Diop's first work translated into English, The African Origin of Civilization: Myth or Reality, was published in 1974. It gained a much wider audience for his work. He proved that archaeological and anthropological evidence supported his view that Pharaohs were of Negroid origin. Some scholars draw heavily from Diop's groundbreaking work, , while others in the Western academic world do not accept all of Diop's theories. Diop's work has posed important questions about the cultural bias inherent in scientific research.
Diop showed above all that European archaeologists before and after the decolonization had understated and continued to understate the extent and possibility of Black civilizations.
The Swiss archaeologist Charles Bonnet's discoveries at the site of Kerma shed some light on the theories of Diop. They show close cultural links between Nubia and Ancient Egypt, though the relationship had been acknowledged for years. This does not necessarily imply a genetic relationship, however. Mainstream Egyptologists such as F. Yurco note that among peoples outside Egypt, the Nubians were closest ethnically to the Egyptians, shared the same culture in the predynastic period, and used the same pharaonoic political structure.

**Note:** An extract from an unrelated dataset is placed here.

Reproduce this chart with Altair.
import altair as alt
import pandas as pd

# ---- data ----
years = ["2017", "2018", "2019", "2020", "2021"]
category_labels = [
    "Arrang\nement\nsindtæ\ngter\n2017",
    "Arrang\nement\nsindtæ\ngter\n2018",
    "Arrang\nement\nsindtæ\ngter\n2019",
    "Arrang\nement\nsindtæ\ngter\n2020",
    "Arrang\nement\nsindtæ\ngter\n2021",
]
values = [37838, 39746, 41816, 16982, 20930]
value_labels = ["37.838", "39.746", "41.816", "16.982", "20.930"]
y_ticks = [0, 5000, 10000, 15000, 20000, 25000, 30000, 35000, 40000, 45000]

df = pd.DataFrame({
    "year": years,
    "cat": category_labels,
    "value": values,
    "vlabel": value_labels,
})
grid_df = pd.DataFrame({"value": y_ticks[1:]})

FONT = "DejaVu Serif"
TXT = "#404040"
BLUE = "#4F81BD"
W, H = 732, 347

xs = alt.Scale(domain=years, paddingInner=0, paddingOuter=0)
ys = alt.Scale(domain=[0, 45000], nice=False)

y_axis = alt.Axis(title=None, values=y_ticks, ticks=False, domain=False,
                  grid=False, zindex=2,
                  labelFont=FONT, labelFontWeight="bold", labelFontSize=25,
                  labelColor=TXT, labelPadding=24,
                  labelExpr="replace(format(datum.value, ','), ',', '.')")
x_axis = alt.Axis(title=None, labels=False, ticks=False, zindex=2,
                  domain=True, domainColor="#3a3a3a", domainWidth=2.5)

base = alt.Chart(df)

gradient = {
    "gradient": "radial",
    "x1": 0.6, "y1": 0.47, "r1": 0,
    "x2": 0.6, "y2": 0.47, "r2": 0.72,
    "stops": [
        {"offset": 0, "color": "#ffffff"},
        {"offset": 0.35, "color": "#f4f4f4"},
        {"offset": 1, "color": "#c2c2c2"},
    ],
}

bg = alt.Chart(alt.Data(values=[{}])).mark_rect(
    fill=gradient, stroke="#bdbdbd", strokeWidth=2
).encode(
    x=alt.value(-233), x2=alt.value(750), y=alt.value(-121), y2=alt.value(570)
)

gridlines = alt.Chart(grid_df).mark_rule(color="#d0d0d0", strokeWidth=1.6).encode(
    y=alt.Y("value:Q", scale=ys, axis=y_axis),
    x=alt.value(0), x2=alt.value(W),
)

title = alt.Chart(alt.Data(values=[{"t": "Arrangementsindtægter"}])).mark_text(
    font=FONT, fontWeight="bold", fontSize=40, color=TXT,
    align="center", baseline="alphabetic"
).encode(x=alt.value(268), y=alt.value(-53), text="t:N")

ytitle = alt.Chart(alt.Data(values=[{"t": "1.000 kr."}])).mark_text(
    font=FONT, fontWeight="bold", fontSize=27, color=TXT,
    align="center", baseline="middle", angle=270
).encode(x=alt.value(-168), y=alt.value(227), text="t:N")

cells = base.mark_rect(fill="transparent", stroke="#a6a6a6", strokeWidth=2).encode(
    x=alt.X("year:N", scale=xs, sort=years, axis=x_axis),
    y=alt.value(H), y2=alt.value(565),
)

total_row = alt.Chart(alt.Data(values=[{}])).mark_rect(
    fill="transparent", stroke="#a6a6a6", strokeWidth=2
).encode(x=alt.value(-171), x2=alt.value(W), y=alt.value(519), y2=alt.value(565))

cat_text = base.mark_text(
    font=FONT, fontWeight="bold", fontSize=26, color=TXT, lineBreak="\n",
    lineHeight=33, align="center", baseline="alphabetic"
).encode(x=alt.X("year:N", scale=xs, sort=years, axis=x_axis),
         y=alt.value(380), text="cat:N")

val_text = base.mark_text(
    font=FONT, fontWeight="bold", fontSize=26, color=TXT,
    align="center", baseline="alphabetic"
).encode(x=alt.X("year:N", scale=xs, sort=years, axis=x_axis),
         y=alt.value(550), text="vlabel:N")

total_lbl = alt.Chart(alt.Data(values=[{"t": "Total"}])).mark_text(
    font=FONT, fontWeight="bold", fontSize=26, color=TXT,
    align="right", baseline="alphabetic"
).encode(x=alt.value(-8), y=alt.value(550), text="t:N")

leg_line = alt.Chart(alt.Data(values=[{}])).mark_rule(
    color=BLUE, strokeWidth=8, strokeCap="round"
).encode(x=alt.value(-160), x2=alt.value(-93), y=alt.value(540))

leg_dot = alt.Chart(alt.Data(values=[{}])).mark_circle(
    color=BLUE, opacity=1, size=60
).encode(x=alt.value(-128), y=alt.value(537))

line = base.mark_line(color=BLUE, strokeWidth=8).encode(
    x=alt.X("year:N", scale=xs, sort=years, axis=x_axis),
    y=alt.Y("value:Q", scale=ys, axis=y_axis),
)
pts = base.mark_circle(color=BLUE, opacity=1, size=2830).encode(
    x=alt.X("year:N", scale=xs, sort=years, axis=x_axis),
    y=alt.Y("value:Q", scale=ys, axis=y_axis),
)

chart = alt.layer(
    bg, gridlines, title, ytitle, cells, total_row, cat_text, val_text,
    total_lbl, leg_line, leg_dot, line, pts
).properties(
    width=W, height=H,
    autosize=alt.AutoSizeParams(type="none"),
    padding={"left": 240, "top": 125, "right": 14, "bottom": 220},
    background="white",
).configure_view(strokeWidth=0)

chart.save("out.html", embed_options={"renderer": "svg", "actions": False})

He suggests that the peoples of the Nile Valley were one regionalized population, sharing a number of genetic and cultural traits.
Diop argued that there was a shared cultural continuity across African peoples that was more important than the varied development of different ethnic groups shown by differences among languages and cultures over time.
His books were largely responsible for, at least, the partial re-orientation of attitudes about the place of African people in history, in scholarly circles around the world.